[Update: This blog post was updated on June 22 to incorporate polling data from the March 2008 ABC/BBC/ARD/NHK poll]
It’s hard to believe good news from Iraq.
For five years, the drumbeat of insurgency, terrorism, and civil war was relentless, while successes were few and far between. Even when there was good news, it was reported by an Administration that had little credibility. People felt manipulated by the way the war was sold, and the Administration did little to win back trust after the war began. Until the Republican losses in the 2006 election, the Administration delivered only rosy pronouncements, as if seeing only success in Iraq would make it so. But since the mission was not accomplished and the insurgency was not in its last throes, skepticism was not only appropriate but necessary.
Facts are stubborn things. When the Administration tried to sell Iraq as a success story in 2006, reality made a mockery of these claims. Sunlight is the best disinfectant, and facts are the best antidote to political spin.

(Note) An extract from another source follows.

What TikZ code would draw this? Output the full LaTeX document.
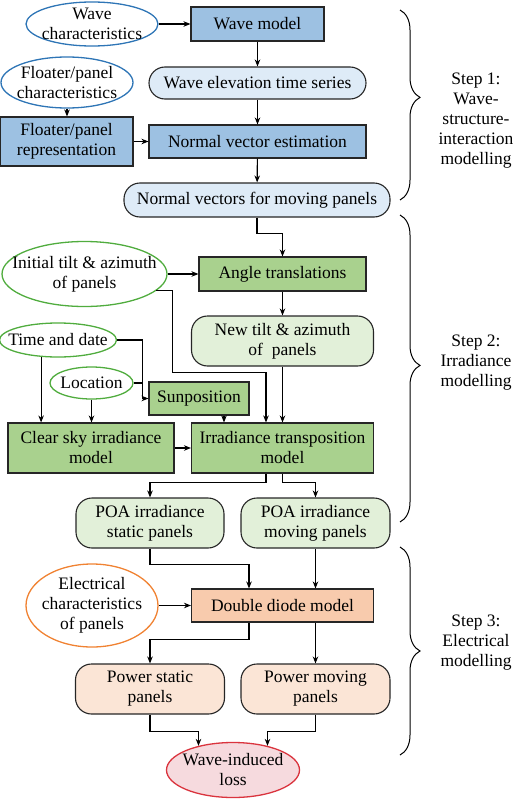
\documentclass[tikz,border=0pt]{standalone}
\usepackage{fontspec}
\setmainfont{Liberation Serif}
\usetikzlibrary{shapes.geometric,arrows.meta,decorations.pathreplacing}
\definecolor{blueline}{RGB}{46,117,182}
\definecolor{bluebox}{RGB}{157,193,226}
\definecolor{bluepill}{RGB}{222,235,247}
\definecolor{greenline}{RGB}{80,172,62}
\definecolor{greenbox}{RGB}{169,209,142}
\definecolor{greenpill}{RGB}{226,240,217}
\definecolor{orangeline}{RGB}{240,130,50}
\definecolor{orangebox}{RGB}{248,203,173}
\definecolor{orangepill}{RGB}{251,229,214}
\definecolor{redline}{RGB}{218,52,62}
\definecolor{redfill}{RGB}{246,218,222}
\begin{document}
\begin{tikzpicture}[x=1pt, y=-1pt, line width=1.1pt, >={Stealth[length=7pt,width=5.5pt]},
	every node/.style={font=\fontsize{17.5}{20}\selectfont, align=center, inner sep=0pt},
	sz/.style 2 args={minimum width=#1pt, minimum height=#2pt},
	box/.style={draw=black!85, rectangle},
	pill/.style={draw=black!85, rectangle, rounded corners=16pt},
	oval/.style={draw, ellipse, line width=1.3pt, inner sep=-30pt}]
		\useasboundingbox (0,0) rectangle (515,800);
		
		% step 1
		\node[oval, draw=blueline, sz={132}{44}] (wavechar) at (92,24) {Wave\\characteristics};
		\node[box, fill=bluebox, sz={133}{34}] (wavemodel) at (257.5,24) {Wave model};
		\node[pill, fill=bluepill, sz={217}{32}] (elev) at (257.5,83) {Wave elevation time series};
		\node[oval, draw=blueline, sz={132}{51}] (floatchar) at (67,82.5) {Floater/panel\\characteristics};
		\node[box, fill=bluebox, sz={133}{49}] (floatrep) at (66.5,141.5) {Floater/panel\\representation};
		\node[box, fill=bluebox, sz={217}{33}] (normest) at (257.5,141.5) {Normal vector estimation};
		\node[pill, fill=bluepill, sz={266}{34}] (normvec) at (257,200) {Normal vectors for moving panels};
		
		% step 2
		\node[box, fill=greenbox, sz={167}{34}] (angle) at (282.5,274) {Angle translations};
		\node[oval, draw=greenline, sz={165}{65}] (init) at (84.5,274) {Initial tilt \& azimuth\\of panels};
		\node[pill, fill=greenpill, sz={182}{50}] (newtilt) at (282.5,341) {New tilt \& azimuth\\of\ \ panels};
		\node[oval, draw=greenline, sz={117}{34}] (timedate) at (58,340) {Time and date};
		\node[oval, draw=greenline, sz={83}{32}] (location) at (91.5,383) {Location};
		\node[box, fill=greenbox, sz={100}{33}] (sunpos) at (199,398.5) {Sunposition};
		\node[box, fill=greenbox, sz={166}{50}] (clearsky) at (91,448) {Clear sky irradiance\\model};
		\node[box, fill=greenbox, sz={182}{50}] (transp) at (282.5,448) {Irradiance transposition\\model};
		\node[pill, fill=greenpill, sz={148}{50}] (poastatic) at (150,523) {POA irradiance\\static panels};
		\node[pill, fill=greenpill, sz={149}{50}] (poamoving) at (315.5,523) {POA irradiance\\moving panels};
		
		% step 3
		\node[box, fill=orangebox, sz={182}{33}] (diode) at (282.5,605.5) {Double diode model};
		\node[oval, draw=orangeline, sz={132}{83}] (elec) at (92,605.5) {Electrical\\characteristics\\of panels};
		\node[pill, fill=orangepill, sz={149}{50}] (powstatic) at (150,689) {Power static\\panels};
		\node[pill, fill=orangepill, sz={149}{50}] (powmoving) at (315.5,689) {Power moving\\panels};
		\node[oval, draw=redline, fill=redfill, sz={133}{55}] (loss) at (233,770) {Wave-induced\\loss};
		
		\draw[->] (wavechar.east) -- (wavemodel.west);
		\draw[->] (wavemodel) -- (elev);
		\draw[->] (elev) -- (normest);
		\draw[->] (floatchar.south) -- (floatchar.south |- floatrep.north);
		\draw[->] (floatrep) -- (normest);
		\draw[->] (normest) -- (normvec);
		\draw[->] (normvec.south) -- ++(0,16) -| (angle.north);
		
		\draw[->] (init.east) -- (angle.west);
		\draw[->] (init.-13) -| ++(16,82) -| ([xshift=-16.5pt]transp.north);
		\draw[->] (angle) -- (newtilt);
		\draw[->] (newtilt) -- (transp);
		\draw[->] (timedate.east) -- ++(25,0) |- (sunpos.west);
		\draw (location.east) -- ++(9,0);
		\draw[->] (timedate.-135) -- (timedate.-135 |- clearsky.north);
		\draw[->] (location.south) -- (location.south |- clearsky.north);
		\draw[->] ([xshift=25pt]sunpos.south) -- ([xshift=25pt]sunpos.south |- transp.north);
		\draw[->] (clearsky) -- (transp);
		\draw[->] ([xshift=-16.5pt]transp.south) -- ++(0,9) -| (poastatic.north);
		\draw[->] (transp.south) -- ++(0,9) -| (poamoving.north);
		
		\draw[->] (poastatic.south) -- ++(0,16) -| ([xshift=-33.5pt]diode.north);
		\draw[->] (poamoving.south) -- (poamoving.south |- diode.north);
		\draw[->] (elec) -- (diode);
		\draw[->] ([xshift=-33.5pt]diode.south) -- ++(0,17) -| (powstatic.north);
		\draw[->] (powmoving.north |- diode.south) -- (powmoving.north);
		\draw[->] (powstatic.south) -- ++(0,17) -| (loss.145);
		\draw[->] (powmoving.south) -- ++(0,17) -| (loss.35);
		
		% braces
		\draw[line width=1pt, decorate, decoration={brace, amplitude=20pt, aspect=0.46}] (400,10) -- (400,200);
		\draw[line width=1pt, decorate, decoration={brace, amplitude=20pt, aspect=0.49}] (400,215) -- (400,522);
		\draw[line width=1pt, decorate, decoration={brace, amplitude=20pt, aspect=0.5}] (400,547) -- (400,755);
		\node (step1) at (476,121) {Step 1:\\Wave-\\structure-\\interaction\\modelling};
		\node (step2) at (476,363) {Step 2:\\Irradiance\\modelling};
		\node (step3) at (476,643) {Step 3:\\Electrical\\modelling};
		
	\end{tikzpicture}
\end{document}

But the truth does not serve any one political side, either. The same statistical measures and journalists who once showed Iraq on the wrong path now paint a very different picture. After five years of war, many have written off Iraq as a lost cause and yearn only to bring our troops home. But the situation has dramatically improved over the past 8 months – so much so that it is safe to speak of a turning point towards a stable and peaceful Iraq.